Well, this is a lot of potentially boring “what’s new in my world” blogging, but I’m going to leave it here. If you want to read a great humorous blog that is a lot funnier and more entertaining than mine will ever be, I urge you to check out Stephanie Lessing’s blog at http://stephanielessing.typepad.com/ . She is the author of She’s Got Issues and Miss Understanding, two wildly funny chick lit books. (I don’t normally read chick lit – but I actually started reading her blog first and figured if it made me laugh out loud most days, then her books had to be good. I was right!)

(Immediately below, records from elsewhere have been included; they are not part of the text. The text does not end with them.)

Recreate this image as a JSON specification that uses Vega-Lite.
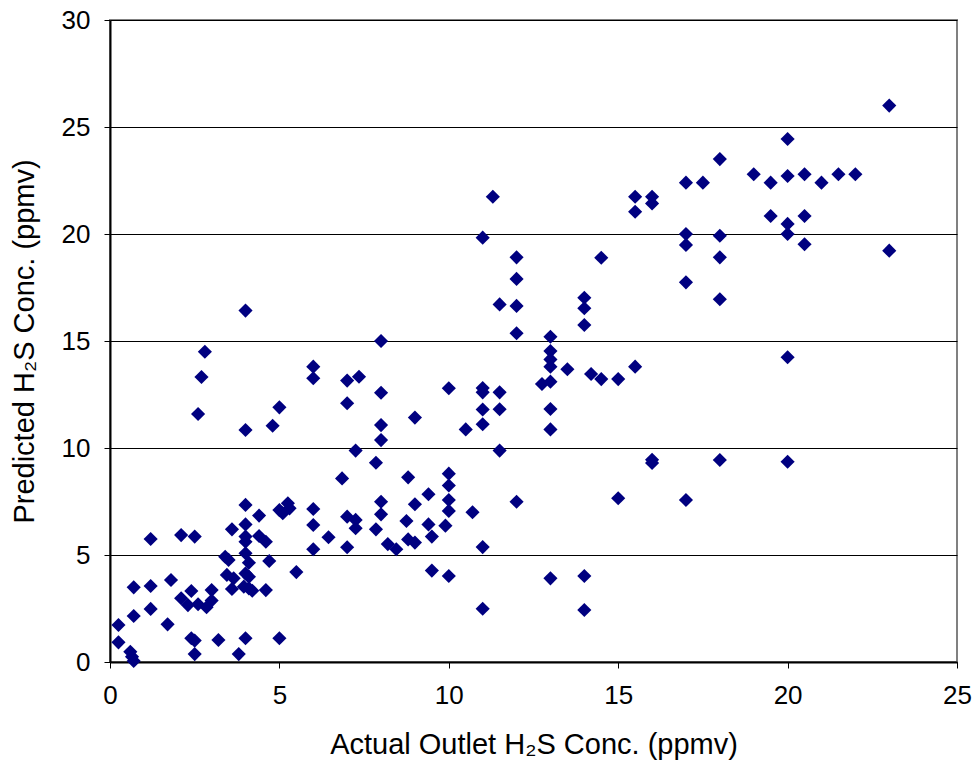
{
  "$schema": "https://vega.github.io/schema/vega-lite/v6.json",
  "autosize": "none",
  "padding": {"left": 110, "top": 20, "right": 18, "bottom": 108},
  "width": 847,
  "height": 642,
  "background": "white",
  "config": {
    "view": {"stroke": "#808080", "strokeWidth": 2},
    "font": "Liberation Sans"
  },
  "data": {
    "values": [
      {"actual": 0.25, "predicted": 1.73}, {"actual": 0.25, "predicted": 0.92}, {"actual": 0.6, "predicted": 0.48},
      {"actual": 0.65, "predicted": 0.25}, {"actual": 0.7, "predicted": 0.05}, {"actual": 0.7, "predicted": 3.49},
      {"actual": 0.7, "predicted": 2.15}, {"actual": 1.2, "predicted": 5.75}, {"actual": 1.2, "predicted": 3.55},
      {"actual": 1.2, "predicted": 2.48}, {"actual": 1.7, "predicted": 1.76}, {"actual": 1.8, "predicted": 3.83},
      {"actual": 2.1, "predicted": 5.93}, {"actual": 2.1, "predicted": 2.98}, {"actual": 2.3, "predicted": 2.66},
      {"actual": 2.4, "predicted": 3.32}, {"actual": 2.4, "predicted": 1.11}, {"actual": 2.5, "predicted": 1.0},
      {"actual": 2.5, "predicted": 0.37}, {"actual": 2.5, "predicted": 5.86}, {"actual": 2.6, "predicted": 2.7},
      {"actual": 2.6, "predicted": 11.59}, {"actual": 2.7, "predicted": 13.32}, {"actual": 2.8, "predicted": 14.5},
      {"actual": 2.85, "predicted": 2.56}, {"actual": 3.0, "predicted": 2.87}, {"actual": 3.0, "predicted": 3.36},
      {"actual": 3.2, "predicted": 1.03}, {"actual": 3.4, "predicted": 4.92}, {"actual": 3.5, "predicted": 4.77},
      {"actual": 3.45, "predicted": 4.07}, {"actual": 3.6, "predicted": 6.2}, {"actual": 3.6, "predicted": 3.41},
      {"actual": 3.65, "predicted": 3.91}, {"actual": 3.8, "predicted": 0.37}, {"actual": 4.0, "predicted": 7.34},
      {"actual": 4.0, "predicted": 6.43}, {"actual": 4.0, "predicted": 5.86}, {"actual": 4.0, "predicted": 5.62},
      {"actual": 4.0, "predicted": 5.08}, {"actual": 4.0, "predicted": 4.14}, {"actual": 3.95, "predicted": 3.52},
      {"actual": 4.0, "predicted": 1.11}, {"actual": 4.0, "predicted": 16.42}, {"actual": 4.0, "predicted": 10.84},
      {"actual": 4.1, "predicted": 4.64}, {"actual": 4.1, "predicted": 3.98}, {"actual": 4.1, "predicted": 3.44},
      {"actual": 4.2, "predicted": 3.33}, {"actual": 4.4, "predicted": 6.84}, {"actual": 4.4, "predicted": 5.89},
      {"actual": 4.6, "predicted": 5.62}, {"actual": 4.6, "predicted": 3.36}, {"actual": 4.7, "predicted": 4.72},
      {"actual": 4.8, "predicted": 11.04}, {"actual": 5.0, "predicted": 11.9}, {"actual": 5.0, "predicted": 1.11},
      {"actual": 5.0, "predicted": 7.1}, {"actual": 5.1, "predicted": 6.95}, {"actual": 5.25, "predicted": 7.42},
      {"actual": 5.3, "predicted": 7.18}, {"actual": 5.5, "predicted": 4.2},
      {"actual": 6.0, "predicted": 13.8}, {"actual": 6.0, "predicted": 13.26}, {"actual": 6.0, "predicted": 7.15},
      {"actual": 6.0, "predicted": 6.4}, {"actual": 6.0, "predicted": 5.27}, {"actual": 6.45, "predicted": 5.83},
      {"actual": 6.85, "predicted": 8.58}, {"actual": 7.0, "predicted": 13.15}, {"actual": 7.0, "predicted": 12.09},
      {"actual": 7.0, "predicted": 6.79}, {"actual": 7.0, "predicted": 5.36}, {"actual": 7.25, "predicted": 6.64},
      {"actual": 7.25, "predicted": 6.25}, {"actual": 7.25, "predicted": 9.88}, {"actual": 7.35, "predicted": 13.33},
      {"actual": 7.85, "predicted": 9.31}, {"actual": 7.85, "predicted": 6.2}, {"actual": 8.0, "predicted": 15.0},
      {"actual": 8.0, "predicted": 12.58}, {"actual": 8.0, "predicted": 11.07}, {"actual": 8.0, "predicted": 10.37},
      {"actual": 8.0, "predicted": 7.49}, {"actual": 8.0, "predicted": 6.9}, {"actual": 8.2, "predicted": 5.51},
      {"actual": 8.45, "predicted": 5.27}, {"actual": 8.75, "predicted": 6.59}, {"actual": 8.8, "predicted": 8.63},
      {"actual": 8.8, "predicted": 5.73}, {"actual": 9.0, "predicted": 11.42}, {"actual": 9.0, "predicted": 7.37},
      {"actual": 9.0, "predicted": 5.58}, {"actual": 9.4, "predicted": 7.84}, {"actual": 9.4, "predicted": 6.43},
      {"actual": 9.5, "predicted": 5.86}, {"actual": 9.5, "predicted": 4.27}, {"actual": 9.9, "predicted": 6.37},
      {"actual": 10.0, "predicted": 12.79}, {"actual": 10.0, "predicted": 8.8}, {"actual": 10.0, "predicted": 8.25},
      {"actual": 10.0, "predicted": 7.57}, {"actual": 10.0, "predicted": 7.06}, {"actual": 10.0, "predicted": 4.02},
      {"actual": 10.5, "predicted": 10.87}, {"actual": 10.7, "predicted": 7.0}, {"actual": 11.0, "predicted": 12.8},
      {"actual": 11.0, "predicted": 12.6}, {"actual": 11.0, "predicted": 11.8}, {"actual": 11.0, "predicted": 11.11},
      {"actual": 11.0, "predicted": 5.37}, {"actual": 11.0, "predicted": 19.83}, {"actual": 11.0, "predicted": 2.49},
      {"actual": 11.3, "predicted": 21.74}, {"actual": 11.5, "predicted": 16.71}, {"actual": 11.5, "predicted": 12.6},
      {"actual": 11.5, "predicted": 11.81}, {"actual": 11.5, "predicted": 9.88}, {"actual": 12.0, "predicted": 18.91},
      {"actual": 12.0, "predicted": 17.9}, {"actual": 12.0, "predicted": 16.64}, {"actual": 12.0, "predicted": 15.36},
      {"actual": 12.0, "predicted": 7.49}, {"actual": 12.75, "predicted": 12.99}, {"actual": 13.0, "predicted": 15.2},
      {"actual": 13.0, "predicted": 14.53}, {"actual": 13.0, "predicted": 14.14}, {"actual": 13.0, "predicted": 13.8},
      {"actual": 13.0, "predicted": 13.1}, {"actual": 13.0, "predicted": 11.82}, {"actual": 13.0, "predicted": 10.87},
      {"actual": 13.0, "predicted": 3.91}, {"actual": 13.5, "predicted": 13.68}, {"actual": 14.0, "predicted": 17.02},
      {"actual": 14.0, "predicted": 16.53}, {"actual": 14.0, "predicted": 15.75}, {"actual": 14.0, "predicted": 4.02},
      {"actual": 14.0, "predicted": 2.43}, {"actual": 14.2, "predicted": 13.46}, {"actual": 14.5, "predicted": 13.22},
      {"actual": 14.5, "predicted": 18.89}, {"actual": 15.0, "predicted": 13.22}, {"actual": 15.0, "predicted": 7.65},
      {"actual": 15.5, "predicted": 21.74}, {"actual": 15.5, "predicted": 21.04}, {"actual": 15.5, "predicted": 13.8},
      {"actual": 16.0, "predicted": 21.74}, {"actual": 16.0, "predicted": 21.43}, {"actual": 16.0, "predicted": 9.45},
      {"actual": 16.0, "predicted": 9.3},
      {"actual": 17.0, "predicted": 22.4}, {"actual": 17.0, "predicted": 20.0}, {"actual": 17.0, "predicted": 19.49},
      {"actual": 17.0, "predicted": 17.74}, {"actual": 17.0, "predicted": 7.57}, {"actual": 17.5, "predicted": 22.4},
      {"actual": 18.0, "predicted": 23.5}, {"actual": 18.0, "predicted": 19.92}, {"actual": 18.0, "predicted": 18.91},
      {"actual": 18.0, "predicted": 16.95}, {"actual": 18.0, "predicted": 9.44}, {"actual": 19.0, "predicted": 22.79},
      {"actual": 19.5, "predicted": 22.4}, {"actual": 19.5, "predicted": 20.84}, {"actual": 20.0, "predicted": 24.44},
      {"actual": 20.0, "predicted": 22.71}, {"actual": 20.0, "predicted": 20.47}, {"actual": 20.0, "predicted": 20.0},
      {"actual": 20.0, "predicted": 14.24}, {"actual": 20.0, "predicted": 9.36}, {"actual": 20.5, "predicted": 22.79},
      {"actual": 20.5, "predicted": 20.84}, {"actual": 20.5, "predicted": 19.52}, {"actual": 21.0, "predicted": 22.4},
      {"actual": 21.5, "predicted": 22.79}, {"actual": 22.0, "predicted": 22.79}, {"actual": 23.0, "predicted": 26.0},
      {"actual": 23.0, "predicted": 19.22}
    ]
  },
  "mark": {"type": "point", "shape": "diamond", "filled": true, "color": "#000080", "opacity": 1, "size": 200},
  "encoding": {
    "x": {
      "field": "actual", "type": "quantitative",
      "scale": {"domain": [0, 25], "nice": false, "zero": true},
      "axis": {
        "title": "Actual Outlet H₂S Conc. (ppmv)",
        "values": [0, 5, 10, 15, 20, 25],
        "grid": false,
        "domainColor": "#000", "domainWidth": 2,
        "tickColor": "#000", "tickSize": 6, "tickWidth": 1,
        "labelFont": "Liberation Sans", "labelFontSize": 26, "labelColor": "#000", "labelPadding": 14,
        "labelFlush": false,
        "titleFont": "Liberation Sans", "titleFontSize": 29, "titleFontWeight": "normal", "titleColor": "#000", "titlePadding": 22
      }
    },
    "y": {
      "field": "predicted", "type": "quantitative",
      "scale": {"domain": [0, 30], "nice": false},
      "axis": {
        "title": "Predicted H₂S Conc. (ppmv)",
        "values": [0, 5, 10, 15, 20, 25, 30],
        "grid": true, "gridColor": "#000", "gridWidth": 1, "gridOpacity": 1,
        "domainColor": "#000", "domainWidth": 2,
        "tickColor": "#000", "tickSize": 6, "tickWidth": 1,
        "labelFont": "Liberation Sans", "labelFontSize": 26, "labelColor": "#000", "labelPadding": 14,
        "labelFlush": false,
        "titleFont": "Liberation Sans", "titleFontSize": 29, "titleFontWeight": "normal", "titleColor": "#000", "titlePadding": 22
      }
    }
  }
}
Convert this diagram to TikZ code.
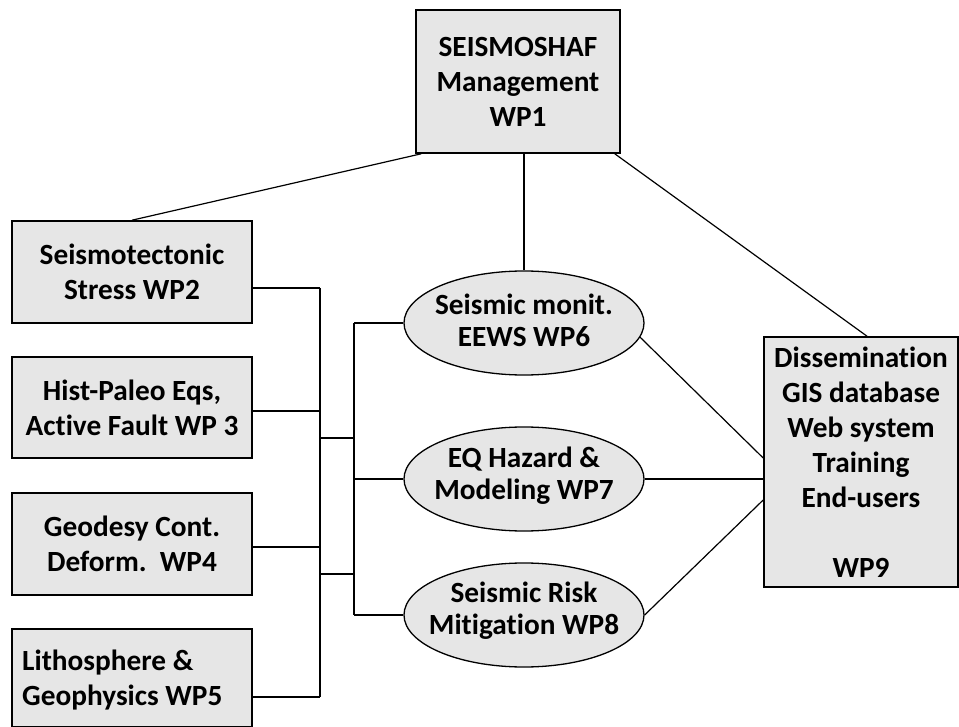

OK, I’m about to bring up my song-lyric efforts and see if it is possible to write poetry while watching a baseball game. I’ll keep you posted!

Thursday, October 05, 2006

I’ve been gratified to get some feedback on my blog lately. Keep those comments coming – I love the strokes. Though Shannon, I’m really pretty sure I never used the word “Hot” about my employee. It would be unseemly!

A co-worker of my husband’s committed suicide last week. It was hard on all who knew her, of course. Bob was pretty shook up. She left five children, aged 6 through 13. It’s hard to imagine the level of despair that makes a mother lose her judgment that badly. But I guess I’m glad I can’t imagine it. I don’t suppose it would be a good sign if I could.

On a brighter note, I had dinner with one of my oldest and dearest friends Monday night. We have this funny ritual we have established where we get together for a night out once every six months, usually around April and October. (Give or take a month.) We meet at a nice restaurant and have a long, leisurely dinner and visit. We alternate picking up the tab, so we’re each on the hook for one dinner a year. You can feel pretty comfortable with a more extravagant night out knowing it is only one time a year!

It’s fun to observe each other’s lives from that perspective. When you talk every six months, you edit out the minutia and talk about what’s big in your life. Isn’t a shame we can’t bring that same perspective to our own life while we’re living it? I’d love to know as I’m making my little minute by minute decisions which things aren’t going to matter at all and which ones would be worth re-telling in six months! But I don’t think it is at all obvious as I wander through life. Often the activities seem very important – but in retrospect, it is more often the relationships that do.

And on that note, I’m off to important moments in sawing logs!